Five-time motorcycle world champion Mick Doohan has stepped up and accused the Alpine F1 team of treating his son Jack Doohan unfairly in a saga that now raises uncomfortable questions about how decisions were made behind closed doors.
What was once framed as a routine driver change has taken on a sharper edge, with Doohan Sr’s remarks hinting at a deeper story – one involving shifting loyalties, premeditated moves, and a young driver left exposed before his career had truly begun.
Jack Doohan’s rise to Formula 1 was meant to be the culmination of years within Alpine’s junior system.

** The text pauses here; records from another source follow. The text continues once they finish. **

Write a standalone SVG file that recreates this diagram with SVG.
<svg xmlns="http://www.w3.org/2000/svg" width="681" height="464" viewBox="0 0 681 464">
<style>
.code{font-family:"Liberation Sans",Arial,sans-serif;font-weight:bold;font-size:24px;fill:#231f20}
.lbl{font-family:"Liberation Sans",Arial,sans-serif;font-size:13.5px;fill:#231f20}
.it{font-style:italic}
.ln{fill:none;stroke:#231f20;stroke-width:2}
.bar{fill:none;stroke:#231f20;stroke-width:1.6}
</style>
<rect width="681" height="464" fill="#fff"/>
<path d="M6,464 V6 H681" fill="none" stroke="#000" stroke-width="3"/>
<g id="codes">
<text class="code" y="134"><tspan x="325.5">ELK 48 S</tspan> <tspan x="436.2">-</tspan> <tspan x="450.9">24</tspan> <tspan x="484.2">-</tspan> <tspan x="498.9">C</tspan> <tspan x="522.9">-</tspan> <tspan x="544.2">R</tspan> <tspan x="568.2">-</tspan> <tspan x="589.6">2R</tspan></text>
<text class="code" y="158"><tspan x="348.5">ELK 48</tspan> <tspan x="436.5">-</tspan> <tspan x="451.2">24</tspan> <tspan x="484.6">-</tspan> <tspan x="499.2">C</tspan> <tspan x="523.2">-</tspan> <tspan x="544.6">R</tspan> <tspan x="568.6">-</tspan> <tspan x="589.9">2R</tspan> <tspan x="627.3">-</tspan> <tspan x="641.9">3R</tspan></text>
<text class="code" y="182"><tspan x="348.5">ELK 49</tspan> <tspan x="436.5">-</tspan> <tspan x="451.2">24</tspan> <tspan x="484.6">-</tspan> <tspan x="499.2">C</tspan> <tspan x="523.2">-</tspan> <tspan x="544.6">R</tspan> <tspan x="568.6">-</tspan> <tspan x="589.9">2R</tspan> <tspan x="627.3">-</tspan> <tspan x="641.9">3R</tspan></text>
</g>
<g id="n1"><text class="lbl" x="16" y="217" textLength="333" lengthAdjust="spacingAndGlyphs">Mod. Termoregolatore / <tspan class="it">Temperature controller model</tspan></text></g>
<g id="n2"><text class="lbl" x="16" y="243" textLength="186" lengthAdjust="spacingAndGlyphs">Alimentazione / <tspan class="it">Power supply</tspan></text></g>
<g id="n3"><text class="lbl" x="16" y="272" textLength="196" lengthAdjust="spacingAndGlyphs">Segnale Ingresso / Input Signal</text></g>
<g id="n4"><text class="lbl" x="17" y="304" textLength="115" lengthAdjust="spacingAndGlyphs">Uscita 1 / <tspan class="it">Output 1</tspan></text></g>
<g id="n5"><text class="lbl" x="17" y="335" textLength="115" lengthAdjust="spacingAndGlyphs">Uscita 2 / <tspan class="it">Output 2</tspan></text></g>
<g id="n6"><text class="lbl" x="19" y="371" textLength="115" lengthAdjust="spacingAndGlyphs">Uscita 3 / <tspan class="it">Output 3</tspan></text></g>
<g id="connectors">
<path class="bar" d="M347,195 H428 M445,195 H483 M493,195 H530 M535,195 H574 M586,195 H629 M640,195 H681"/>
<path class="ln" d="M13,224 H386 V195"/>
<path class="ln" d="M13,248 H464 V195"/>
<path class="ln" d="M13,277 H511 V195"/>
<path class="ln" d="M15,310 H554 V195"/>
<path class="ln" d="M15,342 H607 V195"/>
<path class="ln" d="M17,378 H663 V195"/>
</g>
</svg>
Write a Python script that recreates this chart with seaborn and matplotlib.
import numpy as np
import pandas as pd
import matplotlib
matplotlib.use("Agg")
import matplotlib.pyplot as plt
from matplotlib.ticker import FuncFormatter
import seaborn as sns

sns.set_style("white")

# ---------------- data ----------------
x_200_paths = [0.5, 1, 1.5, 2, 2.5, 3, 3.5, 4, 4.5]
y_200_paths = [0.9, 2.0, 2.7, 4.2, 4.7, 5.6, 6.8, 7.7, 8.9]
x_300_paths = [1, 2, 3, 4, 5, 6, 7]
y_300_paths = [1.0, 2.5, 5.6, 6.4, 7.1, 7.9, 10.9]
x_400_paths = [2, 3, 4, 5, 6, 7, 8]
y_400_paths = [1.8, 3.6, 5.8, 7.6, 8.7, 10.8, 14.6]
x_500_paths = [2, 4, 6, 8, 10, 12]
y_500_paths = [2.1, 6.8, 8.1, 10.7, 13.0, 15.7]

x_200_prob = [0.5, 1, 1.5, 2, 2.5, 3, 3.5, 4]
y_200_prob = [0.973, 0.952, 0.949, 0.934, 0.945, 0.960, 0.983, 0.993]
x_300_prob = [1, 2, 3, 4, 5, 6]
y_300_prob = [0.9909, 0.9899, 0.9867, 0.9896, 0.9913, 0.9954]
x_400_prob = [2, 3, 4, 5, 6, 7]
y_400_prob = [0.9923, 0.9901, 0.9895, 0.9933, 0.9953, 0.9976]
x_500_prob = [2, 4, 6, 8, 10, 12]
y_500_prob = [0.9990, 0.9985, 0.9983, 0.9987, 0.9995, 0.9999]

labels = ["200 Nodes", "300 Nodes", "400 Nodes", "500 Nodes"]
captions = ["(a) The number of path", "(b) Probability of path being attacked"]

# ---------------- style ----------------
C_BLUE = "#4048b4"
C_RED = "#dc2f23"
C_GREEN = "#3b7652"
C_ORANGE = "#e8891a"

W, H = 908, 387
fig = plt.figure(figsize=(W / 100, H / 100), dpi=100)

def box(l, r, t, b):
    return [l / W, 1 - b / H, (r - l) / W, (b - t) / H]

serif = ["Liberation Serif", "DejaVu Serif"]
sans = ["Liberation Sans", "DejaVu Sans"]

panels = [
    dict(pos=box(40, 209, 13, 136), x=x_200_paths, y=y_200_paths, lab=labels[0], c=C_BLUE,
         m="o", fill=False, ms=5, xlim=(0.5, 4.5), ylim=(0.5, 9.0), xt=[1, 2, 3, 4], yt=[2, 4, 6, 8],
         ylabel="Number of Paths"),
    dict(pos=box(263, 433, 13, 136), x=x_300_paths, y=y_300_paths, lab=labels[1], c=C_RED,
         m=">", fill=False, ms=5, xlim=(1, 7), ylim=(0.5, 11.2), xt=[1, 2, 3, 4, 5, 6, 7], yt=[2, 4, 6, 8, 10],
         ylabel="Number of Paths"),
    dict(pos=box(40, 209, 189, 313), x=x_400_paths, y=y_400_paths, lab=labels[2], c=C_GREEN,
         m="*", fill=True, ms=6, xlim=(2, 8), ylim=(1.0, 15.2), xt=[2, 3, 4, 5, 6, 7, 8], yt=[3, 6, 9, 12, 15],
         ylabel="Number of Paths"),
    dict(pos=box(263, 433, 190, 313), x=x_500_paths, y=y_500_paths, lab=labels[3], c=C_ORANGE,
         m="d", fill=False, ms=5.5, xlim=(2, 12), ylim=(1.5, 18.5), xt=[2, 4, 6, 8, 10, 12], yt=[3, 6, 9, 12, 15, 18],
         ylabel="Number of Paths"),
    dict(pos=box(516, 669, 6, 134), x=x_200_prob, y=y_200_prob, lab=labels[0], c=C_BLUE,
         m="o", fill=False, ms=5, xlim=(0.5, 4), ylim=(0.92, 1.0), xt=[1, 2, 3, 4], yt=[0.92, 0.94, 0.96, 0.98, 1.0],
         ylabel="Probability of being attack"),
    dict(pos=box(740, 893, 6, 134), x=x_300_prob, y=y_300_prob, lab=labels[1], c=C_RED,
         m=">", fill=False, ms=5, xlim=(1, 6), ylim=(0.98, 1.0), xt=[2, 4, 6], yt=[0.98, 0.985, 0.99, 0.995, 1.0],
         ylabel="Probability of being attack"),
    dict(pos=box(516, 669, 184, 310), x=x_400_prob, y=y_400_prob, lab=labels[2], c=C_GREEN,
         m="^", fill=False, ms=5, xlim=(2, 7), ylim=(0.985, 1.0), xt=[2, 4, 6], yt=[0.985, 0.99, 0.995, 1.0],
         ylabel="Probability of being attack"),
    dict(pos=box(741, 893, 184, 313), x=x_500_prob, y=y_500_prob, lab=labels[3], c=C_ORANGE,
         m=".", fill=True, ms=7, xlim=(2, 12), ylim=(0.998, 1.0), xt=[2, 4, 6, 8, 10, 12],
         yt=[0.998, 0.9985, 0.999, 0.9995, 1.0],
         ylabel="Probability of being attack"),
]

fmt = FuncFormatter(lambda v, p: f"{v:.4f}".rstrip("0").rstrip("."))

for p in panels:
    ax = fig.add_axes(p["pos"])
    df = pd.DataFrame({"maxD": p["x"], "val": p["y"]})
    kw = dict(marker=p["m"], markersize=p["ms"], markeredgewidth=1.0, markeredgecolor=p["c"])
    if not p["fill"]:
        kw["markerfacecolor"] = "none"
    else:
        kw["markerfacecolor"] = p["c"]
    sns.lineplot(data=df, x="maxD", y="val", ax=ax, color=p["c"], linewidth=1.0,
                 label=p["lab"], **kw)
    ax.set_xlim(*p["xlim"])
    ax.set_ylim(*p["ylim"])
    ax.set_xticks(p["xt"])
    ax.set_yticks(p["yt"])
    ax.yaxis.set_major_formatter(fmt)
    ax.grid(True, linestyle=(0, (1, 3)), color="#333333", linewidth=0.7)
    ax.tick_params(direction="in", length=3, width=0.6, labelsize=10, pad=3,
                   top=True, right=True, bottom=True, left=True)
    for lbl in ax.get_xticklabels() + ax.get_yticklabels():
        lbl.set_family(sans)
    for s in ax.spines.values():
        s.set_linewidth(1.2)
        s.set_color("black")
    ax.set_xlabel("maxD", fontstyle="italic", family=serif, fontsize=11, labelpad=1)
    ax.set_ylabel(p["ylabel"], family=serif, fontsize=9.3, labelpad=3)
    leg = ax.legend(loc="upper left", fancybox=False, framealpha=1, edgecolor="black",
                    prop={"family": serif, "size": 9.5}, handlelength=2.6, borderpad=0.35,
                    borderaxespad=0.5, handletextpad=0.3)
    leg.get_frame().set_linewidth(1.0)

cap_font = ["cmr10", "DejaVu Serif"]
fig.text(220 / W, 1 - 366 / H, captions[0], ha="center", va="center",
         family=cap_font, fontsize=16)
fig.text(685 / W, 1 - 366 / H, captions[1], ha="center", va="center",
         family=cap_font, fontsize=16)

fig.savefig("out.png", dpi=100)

Signed as a long-term project and promoted to a race seat alongside Pierre Gasly, the expectation was stability – at least initially.
Instead, the narrative began to unravel almost as soon as it was written.
A seat lost before it was secured?
The arrival of Franco Colapinto and his Argentine backers as a reserve option – engineered under the watch of executive advisor Flavio Briatore – triggered speculation that Doohan’s position was already under threat.
Within six races of the 2025 season, those whispers became reality, as Colapinto stepped into the seat from the Emilia-Romagna Grand Prix onward.
©Alpine
For Mick Doohan, the sequence of events was anything but coincidental.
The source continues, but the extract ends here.